Film director Dee Rees is behind the movie "Pariah," which follows a 17-year-old African American teenager struggling with her sexuality. The film was a hit at the 2011 Sundance Film Festival.
An openly gay black South African political activist, Simon Nkoli spent his youth as an anti-apartheid activist and in 1983 formed the Saturday Group, the first black gay group in Africa. He was arrested and charged with treason the following year. Nkoli was also the first openly HIV+ gay black African and the representative from Africa on the International Lesbian & Gay Association board.
Felicia Pearson is best known for her role as "Snoop" on The Wire. Pearson is a co-founder of a youth drama organization named "Moving Mountains," which aims to stop youth violence, teach performing arts and help kids stay off the streets and out trouble.

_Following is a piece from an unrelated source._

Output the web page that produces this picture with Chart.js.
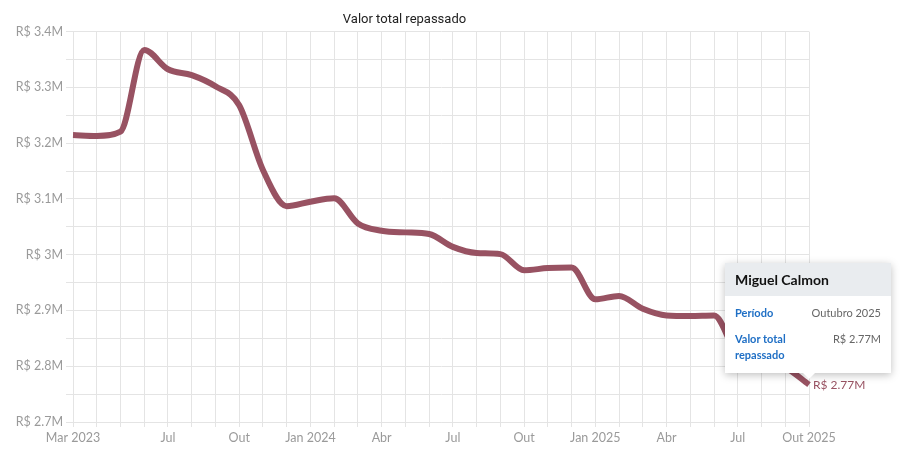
<!DOCTYPE html>
<html>
<head>
<meta charset="utf-8">
<script src="https://cdn.jsdelivr.net/npm/chart.js@4.4.1/dist/chart.umd.min.js"></script>
<style>
  html, body { margin: 0; padding: 0; background: #fff; }
  #wrap { position: relative; width: 907px; height: 465px; }
  #tip {
    position: absolute; width: 166px; background: #fff;
    box-shadow: 0 2px 8px rgba(0,0,0,0.25); font-family: Lato, sans-serif;
  }
  #tip::after {
    content: ''; position: absolute; bottom: -6px; left: 78px;
    border-left: 6px solid transparent; border-right: 6px solid transparent;
    border-top: 6px solid #fff;
  }
  #tip .head { background: #e9ecef; padding: 8px 10px; font-weight: bold; font-size: 14px; color: #111; }
  #tip .row { display: flex; justify-content: space-between; padding: 0 10px; font-size: 11px; line-height: 16px; }
  #tip .row b { color: #1f6fc5; }
  #tip .row span { color: #666; }
</style>
</head>
<body>
<div id="wrap">
  <canvas id="chart" width="907" height="465"></canvas>
  <div id="tip">
    <div class="head">Miguel Calmon</div>
    <div class="row" style="margin-top:9px"><b>Período</b><span>Outubro 2025</span></div>
    <div class="row" style="margin-top:10px;margin-bottom:10px"><b>Valor total<br>repassado</b><span>R$ 2.77M</span></div>
  </div>
</div>
<script>
// meses de Mar 2023 a Out 2025
const months = [
  'Mar 2023', 'Abr 2023', 'Mai 2023', 'Jun 2023', 'Jul 2023', 'Ago 2023', 'Set 2023', 'Out 2023',
  'Nov 2023', 'Dez 2023', 'Jan 2024', 'Fev 2024', 'Mar 2024', 'Abr 2024', 'Mai 2024', 'Jun 2024',
  'Jul 2024', 'Ago 2024', 'Set 2024', 'Out 2024', 'Nov 2024', 'Dez 2024', 'Jan 2025', 'Fev 2025',
  'Mar 2025', 'Abr 2025', 'Mai 2025', 'Jun 2025', 'Jul 2025', 'Ago 2025', 'Set 2025', 'Out 2025'
];

// valor total repassado (R$)
const values = [
  3214500, 3213000, 3220500, 3367000, 3332500, 3322000, 3302000, 3268000,
  3152000, 3087000, 3095000, 3101000, 3056000, 3043000, 3040000, 3037000,
  3014000, 3003000, 3001000, 2972000, 2976000, 2977000, 2920000, 2926000,
  2903000, 2891000, 2890000, 2891000, 2822000, 2812000, 2798000, 2767000
];

// rótulos mostrados no eixo x
const tickIndex = [0, 4, 7, 10, 13, 16, 19, 22, 25, 28, 31];
const tickText = ['Mar 2023', 'Jul', 'Out', 'Jan 2024', 'Abr', 'Jul', 'Out', 'Jan 2025', 'Abr', 'Jul', 'Out 2025'];

const lineColor = '#985262';

function fmtMoney(v) {
    return 'R$ ' + (+(v / 1e6).toFixed(2)) + 'M';
}

// rótulo no último ponto + posição do tooltip
const endLabel = {
    id: 'endLabel',
    afterDatasetsDraw(chart) {
        const meta = chart.getDatasetMeta(0);
        const last = meta.data[meta.data.length - 1];
        const ctx = chart.ctx;
        ctx.save();
        ctx.font = '12px Lato, sans-serif';
        ctx.fillStyle = lineColor;
        ctx.textAlign = 'left';
        ctx.textBaseline = 'middle';
        ctx.fillText(fmtMoney(values[values.length - 1]), last.x + 4, last.y);
        ctx.restore();

        const tip = document.getElementById('tip');
        tip.style.left = (last.x - 84) + 'px';
        tip.style.top = (last.y - 12 - tip.offsetHeight) + 'px';
    }
};

const ctx = document.getElementById('chart').getContext('2d');
const chart = new Chart(ctx, {
    type: 'line',
    data: {
        labels: months,
        datasets: [{
            label: 'Valor total repassado',
            data: values,
            borderColor: lineColor,
            borderWidth: 6,
            pointRadius: 0,
            fill: false,
            cubicInterpolationMode: 'monotone'
        }]
    },
    options: {
        responsive: false,
        animation: false,
        layout: { padding: { left: 0, right: 98, top: 0, bottom: 0 } },
        plugins: {
            legend: { display: false },
            tooltip: { enabled: false },
            title: {
                display: true,
                text: 'Valor total repassado',
                color: '#222',
                font: { family: 'Roboto', size: 13, weight: 'normal' },
                padding: { top: 12, bottom: 4 }
            }
        },
        scales: {
            x: {
                grid: { color: '#e4e4e4', tickLength: 5 },
                border: { color: '#e4e4e4' },
                ticks: {
                    autoSkip: false,
                    maxRotation: 0,
                    color: '#9a9a9a',
                    font: { family: 'Lato', size: 12.5 },
                    padding: 3,
                    callback: function (value, index) {
                        const k = tickIndex.indexOf(index);
                        return k >= 0 ? tickText[k] : '';
                    }
                },
                afterFit: function (scale) { scale.height = 43; }
            },
            y: {
                min: 2700000,
                max: 3400000,
                grid: { color: '#e4e4e4', tickLength: 7 },
                border: { color: '#e4e4e4' },
                ticks: {
                    stepSize: 50000,
                    color: '#9a9a9a',
                    font: { family: 'Lato', size: 12.5 },
                    padding: 3,
                    callback: function (value) {
                        return Math.round(value / 10000) % 10 === 0 ? fmtMoney(value) : '';
                    }
                },
                afterFit: function (scale) { scale.width = 73; }
            }
        }
    },
    plugins: [endLabel]
});
</script>
</body>
</html>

In her memoir Grace After Midnight, Pearson opens up about coming out and her experiences on the streets of Baltimore.
E. Lynn Harris
E. Lynn Harris was best known for his writing, which explored African American men who were closeted or on the "down-low." After quitting his job as a computer salesmen Harris discovered his passion for writing. He sold his first self-published novel, Invisible Life, out of the trunk of his car. Ten of his 11 novels made The New York Times Best Seller list.